Wing Plates and Head Frames
Domain-Specific Encoding
Wing Plates and Head Frames
Last week, I overheard this on the shop floor:
"Were the wing plates true before he bolted down the head frame?"
Eleven words. To you, probably meaningless. To the two guys having this conversation, that sentence unpacked into:
- A specific structural assembly on a machine we've built hundreds of times
- The correct sequence of operations to assemble it
- A known failure mode when you skip a step
- An implicit accusation that someone cut corners
- At least three engineering drawings
If you wrote out everything encoded in that question, you'd fill a chapter. They said it in the time it takes to sip coffee.
This isn't jargon in the pejorative sense. It's a compression algorithm, evolved over years of repetition, that lets experts communicate at bandwidth that would make a fiber optic cable jealous.
The Pidgin
Every workplace develops this. Not a foreign language — a pidgin. English words repurposed as shorthand for patterns repeated across years, machines, customers, and mistakes.
Another one I wrote down:
"Let me know what for rod they used to fill at the bottom edge of the doghouse side panels."
"Doghouse" isn't on any drawing. It's what we call a particular enclosure shape because it looks like a doghouse. The term probably predates anyone here. It encodes not just a geometry but a whole family of parts, common weld problems, and customer expectations.
The cognitive load of saying "the rectangular enclosure with the peaked roof profile that we use for the Model 7400 series control housings" every time would be crushing. So the language compresses. Automatically. Nobody designed this. It just happened.
What Makes a Term Stick
Not every shorthand survives. The ones that do follow rules:
Frequency. Nobody invents jargon for a one-off. The compression only pays for itself if you amortize the learning cost across hundreds of uses.
Stable boundaries. "Doghouse" works because everyone agrees what it means. The moment people start arguing about whether something counts as a doghouse, the compression breaks. You fall back to pointing at drawings.
Survivable transmission. New hires learn the pidgin through exposure. If a term is too arbitrary or too easy to confuse, it dies. Natural selection, operating on language.
The Car Door Problem
Ask ten people to draw a car door. They'll all draw something different but recognizably a door. Now push: Is a Lamborghini scissor door a car door? A Tesla falcon wing? A pickup tailgate?
At some point you stop debating doors and start debating the boundary of the concept.
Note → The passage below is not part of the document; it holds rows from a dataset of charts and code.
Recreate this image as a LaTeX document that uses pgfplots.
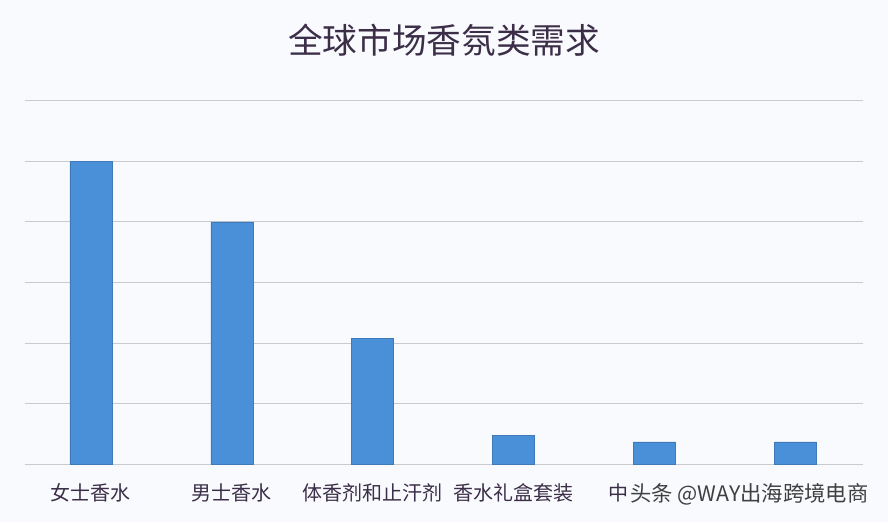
\documentclass[border=0pt]{standalone}
\usepackage{pgfplots}
\pgfplotsset{compat=1.18}
\usepackage{fontspec}
\setmainfont{Noto Sans CJK SC}
\newfontfamily\cjk{Noto Sans CJK SC}
\definecolor{bg}{RGB}{248,250,253}
\definecolor{barblue}{RGB}{74,144,217}
\definecolor{gridgray}{RGB}{200,202,206}
\definecolor{txt}{RGB}{60,46,72}

\begin{document}
\begin{tikzpicture}[x=0.75pt,y=0.75pt]
% page: 888 x 522 px, origin lower-left
\useasboundingbox (0,0) rectangle (888,522);
\fill[bg] (0,0) rectangle (888,522);
\coordinate (ll) at (25,57.7);
\begin{axis}[
    at={(ll)}, anchor=south west,
    scale only axis,
    width=628.5pt, height=272.7pt,
    xmin=-0.468, xmax=5.48,
    ymin=0, ymax=6,
    axis line style={draw=none},
    ytick={0,1,2,3,4,5,6},
    yticklabels={},
    ymajorgrids=true,
    grid style={gridgray, line width=0.8pt},
    major tick length=0pt,
    xtick={0,1,2,3,4,5},
    % 5th and 6th labels are hidden under the watermark, only the first glyph shows
    xticklabels={女士香水,男士香水,体香剂和止汗剂,香水礼盒套装,\makebox[0pt][r]{中\hspace{19.5pt}},},
    xticklabel style={font=\cjk\fontsize{15}{16}\selectfont, text=txt, yshift=-11pt},
    ybar, bar width=31.5pt,
]
\addplot[fill=barblue, draw=barblue!85!black, line width=0.4pt]
    coordinates {(0,5) (1,4) (2,2.08) (3,0.48) (4,0.37) (5,0.37)};
\end{axis}
\node[font=\cjk\fontsize{26}{27}\selectfont, text=txt] at (444,482) {全球市场香氛类需求};
\node[font=\cjk\fontsize{16}{17}\selectfont, text=black!75, inner sep=0pt, anchor=west] at (630,28) {头条 @WAY出海跨境电商};
\end{tikzpicture}
\end{document}
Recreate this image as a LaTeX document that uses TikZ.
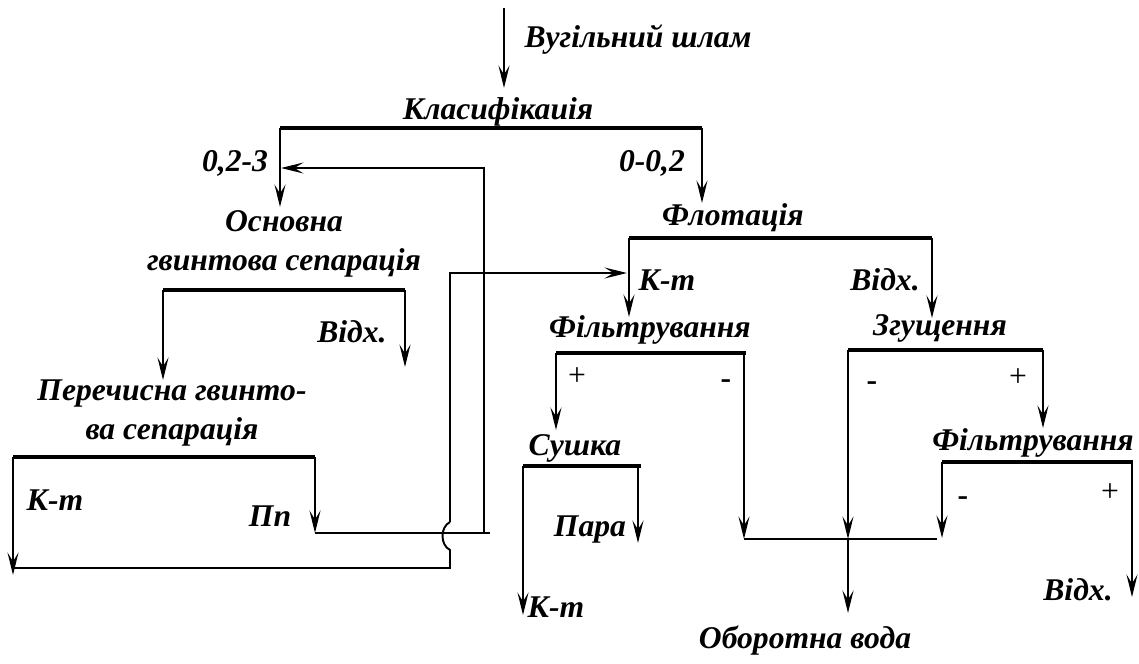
\documentclass[tikz,border=0pt]{standalone}
\usepackage{fontspec}
\setmainfont{Liberation Serif}
\usetikzlibrary{arrows.meta}

\begin{document}
\begin{tikzpicture}[x=0.02cm, y=-0.02cm,
        lbl/.style={font=\fontsize{18}{22.5}\selectfont\bfseries\itshape, inner sep=0pt, align=center},
        sgn/.style={font=\fontsize{18}{22}\selectfont, inner sep=0pt},
        bar/.style={line width=2.3pt},
        pipe/.style={line width=1.1pt},
        flow/.style={line width=1.1pt, -{Stealth[length=4.5mm, width=2.2mm, inset=1.8mm]}},
    ]
        \useasboundingbox (0,0) rectangle (1139,663);

        \node[lbl] (shlam) at (638,40) {Вугільний шлам};
        \node[lbl] (klas) at (498,112) {Класифікаиія};
        \node[lbl] (fr1) at (235,163) {0,2-3};
        \node[lbl] (fr2) at (652,163) {0-0,2};
        \node[lbl] (osn) at (284,244) {Основна\\ гвинтова сепарація};
        \node[lbl] (osnvidh) at (352,332) {Відх.};
        \node[lbl] (per) at (172,413) {Перечисна гвинто-\\ ва сепарація};
        \node[lbl] (perkt) at (55,500) {К-т};
        \node[lbl] (perpp) at (270,516) {Пп};
        \node[lbl] (flot) at (733,218) {Флотація};
        \node[lbl] (flotkt) at (667,280) {К-т};
        \node[lbl] (flotvidh) at (885,280) {Відх.};
        \node[lbl] (filt) at (650,330) {Фільтрування};
        \node[sgn] (filtp) at (577,377) {+};
        \node[sgn] (filtm) at (726,384) {\bfseries -};
        \node[lbl] (sush) at (575,448) {Сушка};
        \node[lbl] (para) at (590,530) {Пара};
        \node[lbl] (sushkt) at (556,607) {К-т};
        \node[lbl] (zgu) at (940,328) {Згущення};
        \node[sgn] (zgum) at (872,386) {\bfseries -};
        \node[sgn] (zgup) at (1018,378) {+};
        \node[lbl] (filtb) at (1033,443) {Фільтрування};
        \node[sgn] (filtbm) at (963,501) {\bfseries -};
        \node[sgn] (filtbp) at (1110,493) {+};
        \node[lbl] (filtbvidh) at (1078,590) {Відх.};
        \node[lbl] (voda) at (805,641) {Оборотна вода};

        \coordinate (feed) at (504,8);
        \coordinate (klasL) at (280,128);
        \coordinate (klasR) at (702,128);
        \coordinate (osnL) at (163,290);
        \coordinate (osnR) at (405,290);
        \coordinate (perL) at (13,457);
        \coordinate (perR) at (315,457);
        \coordinate (flotL) at (629,238);
        \coordinate (flotR) at (932,238);
        \coordinate (filtL) at (556,353);
        \coordinate (filtR) at (746,353);
        \coordinate (sushL) at (523,466);
        \coordinate (sushR) at (641,466);
        \coordinate (zguL) at (848,350);
        \coordinate (zguR) at (1043,350);
        \coordinate (filtbL) at (942,462);
        \coordinate (filtbR) at (1133,462);
        \coordinate (ppend) at (315,533);
        \coordinate (ktend) at (13,568);
        \coordinate (voden) at (848,539);

        \draw[flow] (feed) -- (504,88);
        \draw[bar] (klasL) -- (klasR);
        \draw[flow] (klasL) -- (280,207);
        \draw[flow] (klasR) -- (702,203);

        \draw[bar] (osnL) -- (osnR);
        \draw[flow] (osnL) -- (163,380);
        \draw[flow] (osnR) -- (405,367);

        \draw[bar] (perL) -- (perR);
        \draw[flow] (perL) -- (13,575);
        \draw[flow] (perR) -- (ppend);
        \draw[pipe] (ppend) -- (490,533);
        \draw[flow] (484,533) -- (484,168) -- (281,168);
        \draw[pipe] (ktend) -- (450,568) -- (450,550)
            .. controls (440,545) and (440,527) .. (450,522);
        \draw[flow] (450,522) -- (450,273) -- (627,273);

        \draw[bar] (flotL) -- (flotR);
        \draw[flow] (flotL) -- (629,317);
        \draw[flow] (flotR) -- (932,318);

        \draw[bar] (filtL) -- (filtR);
        \draw[flow] (filtL) -- (556,430);
        \draw[flow] (744,353) -- (744,539);

        \draw[bar] (sushL) -- (sushR);
        \draw[flow] (sushL) -- (523,615);
        \draw[flow] (638,466) -- (638,543);

        \draw[bar] (zguL) -- (zguR);
        \draw[flow] (zguL) -- (voden);
        \draw[flow] (voden) -- (848,613);
        \draw[flow] (zguR) -- (1043,428);

        \draw[bar] (filtbL) -- (filtbR);
        \draw[flow] (filtbL) -- (942,538);
        \draw[flow] (1132,462) -- (1132,597);

        \draw[pipe] (744,539) -- (937,539);
    \end{tikzpicture}
\end{document}
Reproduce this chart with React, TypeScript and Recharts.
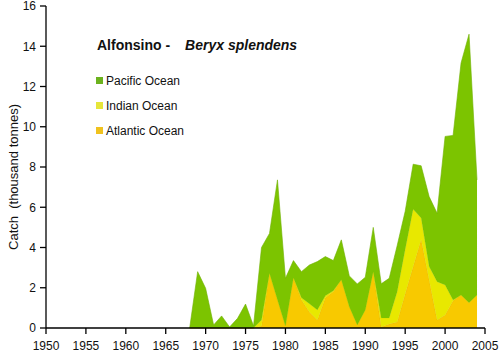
import React from 'react';
import { AreaChart, Area, XAxis, YAxis } from 'recharts';

const years = [
  1968, 1969, 1970, 1971, 1972, 1973, 1974, 1975, 1976, 1977, 1978, 1979,
  1980, 1981, 1982, 1983, 1984, 1985, 1986, 1987, 1988, 1989, 1990, 1991,
  1992, 1993, 1994, 1995, 1996, 1997, 1998, 1999, 2000, 2001, 2002, 2003, 2004,
];

// catch in thousand tonnes
const atlantic = [
  0, 0, 0, 0, 0, 0, 0, 0, 0, 0.1, 2.72, 1.4,
  0.1, 2.5, 1.4, 0.8, 0.4, 1.5, 1.8, 2.4, 1.06, 0.15, 0.9, 2.8,
  0.05, 0.2, 0.3, 1.7, 3.05, 4.4, 2.4, 0.4, 0.65, 1.35, 1.64, 1.26, 1.64,
];
const indian = [
  0, 0, 0, 0, 0, 0, 0, 0, 0, 0.3, 0, 0,
  0, 0, 0.1, 0.4, 0.5, 0.1, 0.05, 0, 0, 0, 0, 0,
  0.45, 0.3, 1.5, 2.2, 2.85, 1.06, 0.65, 1.9, 1.49, 0.04, 0, 0, 0,
];
const pacific = [
  0, 2.8, 1.97, 0.15, 0.6, 0.05, 0.48, 1.19, 0.1, 3.6, 1.98, 5.96,
  2.37, 0.85, 1.3, 1.93, 2.4, 1.95, 1.5, 1.98, 1.53, 2.04, 1.62, 2.2,
  1.7, 1.97, 2.3, 1.9, 2.24, 2.6, 3.48, 3.4, 7.38, 8.18, 11.53, 13.34, 5.72,
];

const xTicks = [1950, 1955, 1960, 1965, 1970, 1975, 1980, 1985, 1990, 1995, 2000, 2005];
const yTicks = [0, 2, 4, 6, 8, 10, 12, 14, 16];

const series = [
  { key: 'pacific', name: 'Pacific Ocean', fill: '#7cc400', stroke: '#6fb000', swatch: '#6cb21e' },
  { key: 'indian', name: 'Indian Ocean', fill: '#e8e800', stroke: '#d6d600', swatch: '#e6e63a' },
  { key: 'atlantic', name: 'Atlantic Ocean', fill: '#f8c900', stroke: '#e0b200', swatch: '#f0c21e' },
];

const font = '"Liberation Sans", Arial, sans-serif';

const data = years.map((year, i) => ({
  year,
  atlantic: atlantic[i],
  indian: indian[i],
  pacific: pacific[i],
}));

const LegendBox = () => (
  <div style={{ position: 'absolute', left: 96, top: 37, fontFamily: font, color: '#111' }}>
    <div style={{ fontSize: 14, fontWeight: 'bold', lineHeight: '16px', whiteSpace: 'pre', paddingLeft: 1 }}>
      Alfonsino -<span style={{ fontStyle: 'italic', marginLeft: 15 }}>Beryx splendens</span>
    </div>
    <div style={{ marginTop: 15 }}>
      {series.map((s) => (
        <div key={s.key} style={{ display: 'flex', alignItems: 'center', height: 25, fontSize: 12 }}>
          <span style={{ width: 7, height: 7, background: s.swatch, marginRight: 3 }} />
          <span>{s.name}</span>
        </div>
      ))}
    </div>
  </div>
);

const YLabel = () => (
  <text
    x={13}
    y={177}
    transform="rotate(-90 13 177)"
    textAnchor="middle"
    dominantBaseline="central"
    fontSize={13}
    fill="#111"
    style={{ whiteSpace: 'pre', fontFamily: font }}
  >
    Catch  (thousand tonnes)
  </text>
);

const App: React.FC = () => {
  return (
    <div style={{ position: 'absolute', left: 0, top: 0, width: 500, height: 353, fontFamily: font }}>
      <AreaChart width={500} height={353} data={data} margin={{ top: 6, right: 15, bottom: 0, left: 0 }}>
        <XAxis
          dataKey="year"
          type="number"
          domain={[1950, 2005]}
          ticks={xTicks}
          interval={0}
          height={25}
          tickSize={6}
          tickMargin={7}
          axisLine={{ stroke: '#000', strokeWidth: 1.3 }}
          tickLine={{ stroke: '#000', strokeWidth: 1.3 }}
          tick={{ fill: '#111', fontSize: 12, fontFamily: font }}
        />
        <YAxis
          domain={[0, 16]}
          ticks={yTicks}
          interval={0}
          width={46}
          tickSize={6}
          tickMargin={4}
          axisLine={{ stroke: '#000', strokeWidth: 1.3 }}
          tickLine={{ stroke: '#000', strokeWidth: 1.3 }}
          tick={{ fill: '#111', fontSize: 12, fontFamily: font }}
          label={<YLabel />}
        />
        <Area type="linear" dataKey="atlantic" stackId="1" fill={series[2].fill} stroke={series[2].stroke} strokeWidth={0.6} fillOpacity={1} isAnimationActive={false} />
        <Area type="linear" dataKey="indian" stackId="1" fill={series[1].fill} stroke={series[1].stroke} strokeWidth={0.6} fillOpacity={1} isAnimationActive={false} />
        <Area type="linear" dataKey="pacific" stackId="1" fill={series[0].fill} stroke={series[0].stroke} strokeWidth={0.6} fillOpacity={1} isAnimationActive={false} />
      </AreaChart>
      <LegendBox />
    </div>
  );
};

export default App;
This isn't philosophy. I deal with this daily in CAD. When do two parts count as "the same part with different configurations" versus "two different parts"? When does a family of assemblies deserve one model or separate files?
These are compression decisions. A configuration is high-density encoding — one file, many variants. It only works if the boundary is shared. When team members disagree about what counts as "the same part," the compression fails catastrophically. Confusion, errors, rework.
The most elegant compression scheme is useless if the people using it can't decompress it.
The Fragility
Shop floor pidgins are incredibly efficient. They're also fragile. The compression only works when both parties share the codebook, the codebook is current, and there's enough context to disambiguate.
When an expert retires, part of the codebook leaves with them. When teams split, the dialect forks. When practices change but language doesn't, you get people using the same words to mean different things. That's where the real damage happens — not from misunderstanding, but from the illusion of understanding.
I've watched new engineers struggle for months. Not because the work is hard. Because they can't parse the pidgin. The information is right there, in the air, and they can't hear it.
We don't think of onboarding as "teaching a compression scheme." But that's exactly what it is.
So What
The fabricators asking about wing plates and head frames solved a knowledge management problem that enterprises spend millions on. They just did it through years of shared practice, accumulated in language, transmitted by proximity.
The question I keep coming back to: can we do this deliberately? Can we design compression schemes instead of waiting for them to evolve?
And if we can — should we? Or does the act of designing it kill the thing that makes it work?